Data section
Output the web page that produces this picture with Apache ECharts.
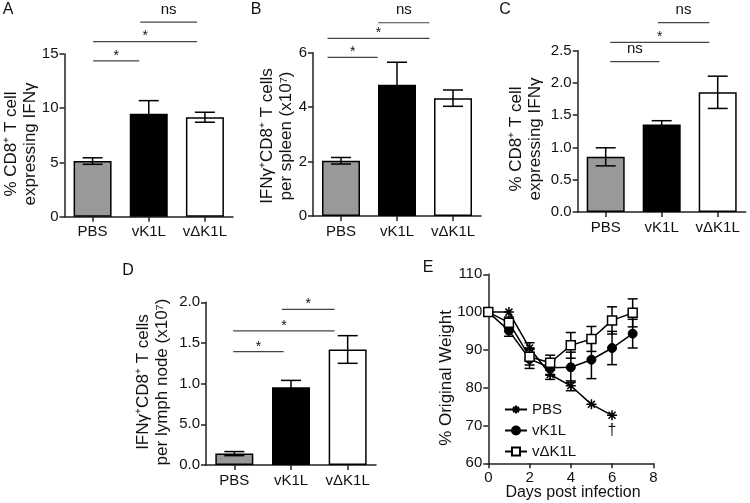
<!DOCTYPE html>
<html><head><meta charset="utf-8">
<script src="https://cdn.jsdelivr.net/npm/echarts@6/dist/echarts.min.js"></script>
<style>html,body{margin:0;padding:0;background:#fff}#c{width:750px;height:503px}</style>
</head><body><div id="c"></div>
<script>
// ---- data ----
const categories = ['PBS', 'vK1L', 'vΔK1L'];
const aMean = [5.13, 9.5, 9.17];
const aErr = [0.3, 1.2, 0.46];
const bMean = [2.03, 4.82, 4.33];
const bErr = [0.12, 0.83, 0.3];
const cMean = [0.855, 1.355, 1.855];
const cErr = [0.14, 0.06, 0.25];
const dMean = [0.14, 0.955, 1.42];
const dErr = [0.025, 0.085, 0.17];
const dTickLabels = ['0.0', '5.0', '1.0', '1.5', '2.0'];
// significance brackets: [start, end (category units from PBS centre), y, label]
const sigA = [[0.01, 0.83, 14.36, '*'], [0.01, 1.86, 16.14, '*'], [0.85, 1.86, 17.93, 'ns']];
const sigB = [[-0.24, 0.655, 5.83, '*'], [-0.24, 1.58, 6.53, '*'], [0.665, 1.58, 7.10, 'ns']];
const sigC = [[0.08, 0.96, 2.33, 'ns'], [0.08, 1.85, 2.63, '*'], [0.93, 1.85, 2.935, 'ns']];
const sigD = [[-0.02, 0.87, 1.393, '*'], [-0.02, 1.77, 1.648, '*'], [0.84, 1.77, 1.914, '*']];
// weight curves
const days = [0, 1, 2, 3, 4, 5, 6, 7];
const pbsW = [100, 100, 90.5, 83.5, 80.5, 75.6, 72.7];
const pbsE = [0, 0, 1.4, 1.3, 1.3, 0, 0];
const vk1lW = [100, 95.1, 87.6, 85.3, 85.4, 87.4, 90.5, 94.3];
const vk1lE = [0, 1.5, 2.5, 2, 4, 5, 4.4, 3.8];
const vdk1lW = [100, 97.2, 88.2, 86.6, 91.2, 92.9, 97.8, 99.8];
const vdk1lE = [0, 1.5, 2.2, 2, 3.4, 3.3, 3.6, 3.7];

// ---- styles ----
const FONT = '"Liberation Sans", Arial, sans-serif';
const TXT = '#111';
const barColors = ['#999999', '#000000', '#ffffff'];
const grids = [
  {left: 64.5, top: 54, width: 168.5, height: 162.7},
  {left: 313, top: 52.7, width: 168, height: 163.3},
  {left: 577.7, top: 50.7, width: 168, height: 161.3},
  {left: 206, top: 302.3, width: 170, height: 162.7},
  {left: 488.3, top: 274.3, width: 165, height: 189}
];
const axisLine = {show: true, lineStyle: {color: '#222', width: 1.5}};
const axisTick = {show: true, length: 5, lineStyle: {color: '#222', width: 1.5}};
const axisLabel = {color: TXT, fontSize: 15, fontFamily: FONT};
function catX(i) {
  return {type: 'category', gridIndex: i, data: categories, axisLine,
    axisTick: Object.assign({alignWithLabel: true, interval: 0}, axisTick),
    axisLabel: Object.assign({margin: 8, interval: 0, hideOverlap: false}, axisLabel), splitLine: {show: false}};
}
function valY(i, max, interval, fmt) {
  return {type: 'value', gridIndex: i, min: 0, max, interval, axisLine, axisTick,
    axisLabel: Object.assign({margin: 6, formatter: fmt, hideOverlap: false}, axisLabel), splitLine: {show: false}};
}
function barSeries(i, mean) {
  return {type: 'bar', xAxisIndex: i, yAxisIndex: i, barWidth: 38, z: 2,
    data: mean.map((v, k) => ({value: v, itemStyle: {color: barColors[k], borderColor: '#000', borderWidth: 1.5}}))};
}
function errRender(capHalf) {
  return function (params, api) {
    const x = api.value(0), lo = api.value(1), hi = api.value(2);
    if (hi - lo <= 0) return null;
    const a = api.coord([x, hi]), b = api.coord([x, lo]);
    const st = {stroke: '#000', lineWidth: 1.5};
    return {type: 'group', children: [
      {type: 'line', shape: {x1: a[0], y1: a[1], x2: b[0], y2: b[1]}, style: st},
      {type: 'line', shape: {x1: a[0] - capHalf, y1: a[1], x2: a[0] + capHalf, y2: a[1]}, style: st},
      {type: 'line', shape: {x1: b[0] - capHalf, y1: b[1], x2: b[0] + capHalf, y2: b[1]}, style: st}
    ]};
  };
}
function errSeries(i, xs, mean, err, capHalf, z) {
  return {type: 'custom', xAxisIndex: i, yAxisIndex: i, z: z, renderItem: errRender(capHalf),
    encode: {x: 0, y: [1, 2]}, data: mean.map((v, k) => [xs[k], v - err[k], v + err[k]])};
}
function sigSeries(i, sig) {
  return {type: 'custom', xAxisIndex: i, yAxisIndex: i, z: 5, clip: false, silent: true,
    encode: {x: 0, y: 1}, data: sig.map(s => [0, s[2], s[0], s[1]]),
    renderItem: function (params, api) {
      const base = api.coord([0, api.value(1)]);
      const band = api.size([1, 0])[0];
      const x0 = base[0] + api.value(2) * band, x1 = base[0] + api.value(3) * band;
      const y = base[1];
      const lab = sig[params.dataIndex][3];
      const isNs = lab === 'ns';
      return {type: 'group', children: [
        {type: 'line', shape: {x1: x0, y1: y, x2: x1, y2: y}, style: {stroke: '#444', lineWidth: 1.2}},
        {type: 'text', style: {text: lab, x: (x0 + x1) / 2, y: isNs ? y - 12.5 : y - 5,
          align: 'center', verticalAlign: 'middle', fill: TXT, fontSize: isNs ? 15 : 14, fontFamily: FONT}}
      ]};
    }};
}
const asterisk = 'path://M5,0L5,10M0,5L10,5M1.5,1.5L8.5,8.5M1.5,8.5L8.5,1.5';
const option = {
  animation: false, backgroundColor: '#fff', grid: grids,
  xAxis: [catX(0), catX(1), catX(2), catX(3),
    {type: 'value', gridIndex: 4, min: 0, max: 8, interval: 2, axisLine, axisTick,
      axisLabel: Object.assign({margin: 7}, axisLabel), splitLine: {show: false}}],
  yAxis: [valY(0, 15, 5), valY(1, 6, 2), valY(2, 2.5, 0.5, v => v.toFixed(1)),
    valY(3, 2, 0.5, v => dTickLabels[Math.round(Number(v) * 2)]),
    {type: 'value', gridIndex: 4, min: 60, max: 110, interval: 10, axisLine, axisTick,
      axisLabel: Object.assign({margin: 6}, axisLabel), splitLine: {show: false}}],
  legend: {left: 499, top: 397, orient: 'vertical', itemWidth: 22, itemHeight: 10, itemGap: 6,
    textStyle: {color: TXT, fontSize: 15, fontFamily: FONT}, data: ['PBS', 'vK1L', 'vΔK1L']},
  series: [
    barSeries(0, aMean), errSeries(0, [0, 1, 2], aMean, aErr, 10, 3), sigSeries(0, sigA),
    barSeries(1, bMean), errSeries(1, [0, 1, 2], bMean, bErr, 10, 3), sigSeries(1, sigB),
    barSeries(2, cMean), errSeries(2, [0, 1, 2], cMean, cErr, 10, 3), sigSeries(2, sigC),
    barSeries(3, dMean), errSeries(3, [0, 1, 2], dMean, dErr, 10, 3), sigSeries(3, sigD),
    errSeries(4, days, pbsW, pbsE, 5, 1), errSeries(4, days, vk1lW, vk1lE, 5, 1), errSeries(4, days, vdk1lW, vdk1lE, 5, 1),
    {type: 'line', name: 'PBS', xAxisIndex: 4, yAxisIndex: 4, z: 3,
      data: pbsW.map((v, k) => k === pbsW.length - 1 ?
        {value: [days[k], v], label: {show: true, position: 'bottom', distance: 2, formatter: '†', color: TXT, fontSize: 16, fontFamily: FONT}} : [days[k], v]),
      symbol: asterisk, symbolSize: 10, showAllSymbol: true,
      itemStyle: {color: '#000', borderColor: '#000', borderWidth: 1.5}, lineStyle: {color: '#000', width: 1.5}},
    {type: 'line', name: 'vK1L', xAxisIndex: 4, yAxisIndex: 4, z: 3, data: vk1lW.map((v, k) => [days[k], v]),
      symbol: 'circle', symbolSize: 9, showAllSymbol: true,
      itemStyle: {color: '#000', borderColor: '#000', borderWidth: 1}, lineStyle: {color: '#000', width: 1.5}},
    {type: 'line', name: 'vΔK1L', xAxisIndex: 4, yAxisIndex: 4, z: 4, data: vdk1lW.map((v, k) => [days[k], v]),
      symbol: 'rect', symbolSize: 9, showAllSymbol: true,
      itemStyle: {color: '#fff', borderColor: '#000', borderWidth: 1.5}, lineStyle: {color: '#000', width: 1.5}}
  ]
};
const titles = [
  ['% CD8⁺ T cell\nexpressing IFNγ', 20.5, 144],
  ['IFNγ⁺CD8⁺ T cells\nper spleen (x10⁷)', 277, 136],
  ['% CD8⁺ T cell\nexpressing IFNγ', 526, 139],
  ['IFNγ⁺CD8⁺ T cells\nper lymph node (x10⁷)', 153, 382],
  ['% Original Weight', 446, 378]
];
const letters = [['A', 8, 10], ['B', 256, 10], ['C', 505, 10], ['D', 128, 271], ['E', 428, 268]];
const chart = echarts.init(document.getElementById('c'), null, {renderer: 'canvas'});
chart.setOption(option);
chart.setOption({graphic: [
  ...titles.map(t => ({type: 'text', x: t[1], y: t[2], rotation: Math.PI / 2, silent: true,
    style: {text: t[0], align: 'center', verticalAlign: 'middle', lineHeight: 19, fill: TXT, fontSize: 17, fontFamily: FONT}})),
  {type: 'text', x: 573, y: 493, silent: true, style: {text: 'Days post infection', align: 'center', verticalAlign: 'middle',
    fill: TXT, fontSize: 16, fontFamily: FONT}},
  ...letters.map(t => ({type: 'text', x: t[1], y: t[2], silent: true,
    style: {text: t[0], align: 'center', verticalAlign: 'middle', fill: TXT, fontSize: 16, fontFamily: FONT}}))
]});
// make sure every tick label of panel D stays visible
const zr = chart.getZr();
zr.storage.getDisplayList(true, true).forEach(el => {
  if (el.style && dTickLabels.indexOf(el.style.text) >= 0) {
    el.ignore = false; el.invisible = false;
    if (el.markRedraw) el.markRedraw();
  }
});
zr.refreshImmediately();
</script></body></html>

Prompt
Please reproduce the listing exactly from its opening line through the line that contains "const vdk1lE = [0, 1.5, 2.2, 2, 3.4, 3.3, 3.6, 3.7];", both included, with all pictures omitted.

Exercise response
Output the web page that produces this picture with Apache ECharts.
<!DOCTYPE html>
<html><head><meta charset="utf-8">
<script src="https://cdn.jsdelivr.net/npm/echarts@6/dist/echarts.min.js"></script>
<style>html,body{margin:0;padding:0;background:#fff}#c{width:750px;height:503px}</style>
</head><body><div id="c"></div>
<script>
// ---- data ----
const categories = ['PBS', 'vK1L', 'vΔK1L'];
const aMean = [5.13, 9.5, 9.17];
const aErr = [0.3, 1.2, 0.46];
const bMean = [2.03, 4.82, 4.33];
const bErr = [0.12, 0.83, 0.3];
const cMean = [0.855, 1.355, 1.855];
const cErr = [0.14, 0.06, 0.25];
const dMean = [0.14, 0.955, 1.42];
const dErr = [0.025, 0.085, 0.17];
const dTickLabels = ['0.0', '5.0', '1.0', '1.5', '2.0'];
// significance brackets: [start, end (category units from PBS centre), y, label]
const sigA = [[0.01, 0.83, 14.36, '*'], [0.01, 1.86, 16.14, '*'], [0.85, 1.86, 17.93, 'ns']];
const sigB = [[-0.24, 0.655, 5.83, '*'], [-0.24, 1.58, 6.53, '*'], [0.665, 1.58, 7.10, 'ns']];
const sigC = [[0.08, 0.96, 2.33, 'ns'], [0.08, 1.85, 2.63, '*'], [0.93, 1.85, 2.935, 'ns']];
const sigD = [[-0.02, 0.87, 1.393, '*'], [-0.02, 1.77, 1.648, '*'], [0.84, 1.77, 1.914, '*']];
// weight curves
const days = [0, 1, 2, 3, 4, 5, 6, 7];
const pbsW = [100, 100, 90.5, 83.5, 80.5, 75.6, 72.7];
const pbsE = [0, 0, 1.4, 1.3, 1.3, 0, 0];
const vk1lW = [100, 95.1, 87.6, 85.3, 85.4, 87.4, 90.5, 94.3];
const vk1lE = [0, 1.5, 2.5, 2, 4, 5, 4.4, 3.8];
const vdk1lW = [100, 97.2, 88.2, 86.6, 91.2, 92.9, 97.8, 99.8];
const vdk1lE = [0, 1.5, 2.2, 2, 3.4, 3.3, 3.6, 3.7];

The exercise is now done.